A member of the Adrian Dominican Congregation from 1988 to 1995, Sister Marilín entered the discernment process for Readmission on August 8, 2015, the Feast of St. Dominic. A native of the province of La Habana in Cuba and an only child, she immigrated to the United States at the age of six with her parents, Nancy and Ricardo Llanes.
Sister Marilín grew up in the Miami area and earned a bachelor’s degree in business from Barry University, sponsored by the Adrian Dominican Sisters. She also holds a master’s degree in counseling from St. Mary’s University and a graduate degree in school psychology from Trinity University, both in San Antonio, Texas. After serving as a school psychologist in the Northside Independent School District in San Antonio, Texas, since 2004, she now brings that ministry to the Joliet, Illinois, School District.
After the readings, Sister Elise García, OP, offered a reflection on the call to follow Jesus – a call not only to Sister Marilín but to all who have “chosen to follow the way of Jesus through a vowed commitment to religious life.” Those in religious life are called to live a “communal way of the early disciples” and to live so that others may have the abundant life followed by Jesus. “It is a continuous self-emptying and dispossession,” she said. She held up as an example the Dominican Sisters of Iraq, who are “living that dispossession in ways that we can hardly imagine”: as refugees, living in a community of refugees in Northern Iraq and striving to spread the good news of the Resurrection in a worn-out community.
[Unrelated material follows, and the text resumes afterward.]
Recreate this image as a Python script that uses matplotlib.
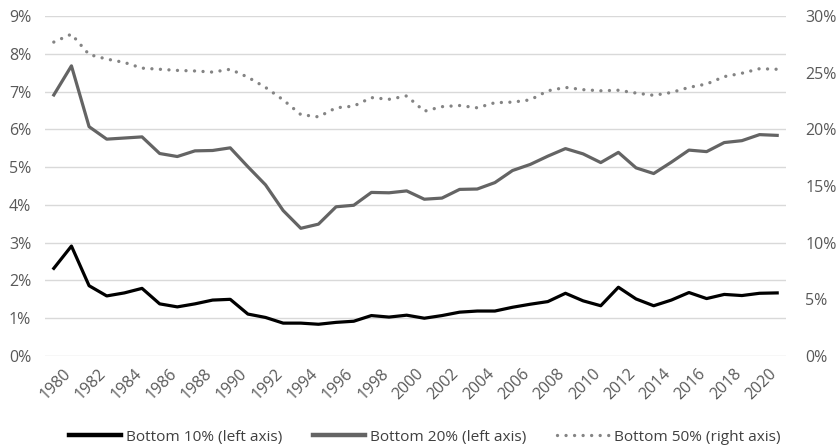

Sister Elise, communications director for the Adrian Dominican Congregation, noted the “ever-more radical and counter-cultural response” of religious life today in a world filled with violence, hatred, “economic hardship and environmental devastation.” Those who choose religious life today, she said, are “responding with a clear-eyed awareness” of the greater global challenges in the world and the smaller numbers in religious life.
Sister Elise noted that impact that Sister Marilín had had on her when they first met 25 years ago. “Marilín’s generous sharing of her vocation was one of the guiding lights that illuminated my path,” she said. “How wondrous that today, in the slow work of God from all eternity, our paths should come together again at this joyful moment!”
During the Rite of Profession, Sister Attracta formally questioned Sister Marilín on her willingness to “unite [herself] more closely to God by a bond of religious profession,” live a life of charity, and “center [her] ministerial activity in contemplation.” Sister Marilín then stated her intent to “enter into a deeper commitment with my loving God and my dear Adrian Dominican Sisters” and invited the Holy Spirit to “create in me a clear, open, strong, full, and joy-filled heart.”
After lying prostrate during the singing of the Litany of Dominican Saints, Sister Marilín professed her vow, promising obedience to God, the Blessed Virgin Mary, St. Dominic, and Sister Attracta and her lawful successors, “according to the Rule of St. Augustine and the Constitution of the Sisters of St. Dominic of the Congregation of the Most Holy Rosary.” The Rite continued with the presentation of the Congregation logo to Sister Marilín and the signing of the profession documents by Sister Marilín, Sister Attracta, and Sister Marilín’s two witnesses: Sisters Mary Jane Lubinski, OP, and Rosa Monique Peṅa, OP.
“I am delighted to affirm your profession as a Dominican Sister of Adrian,” Sister Attracta said. “The profession by which you vow your future to God is a confirmation of the acceptance of a call received in faith. It strengthens your attachment to God as the first and most important in your life. Our entire Congregation is truly blessed to share faith and life with you.”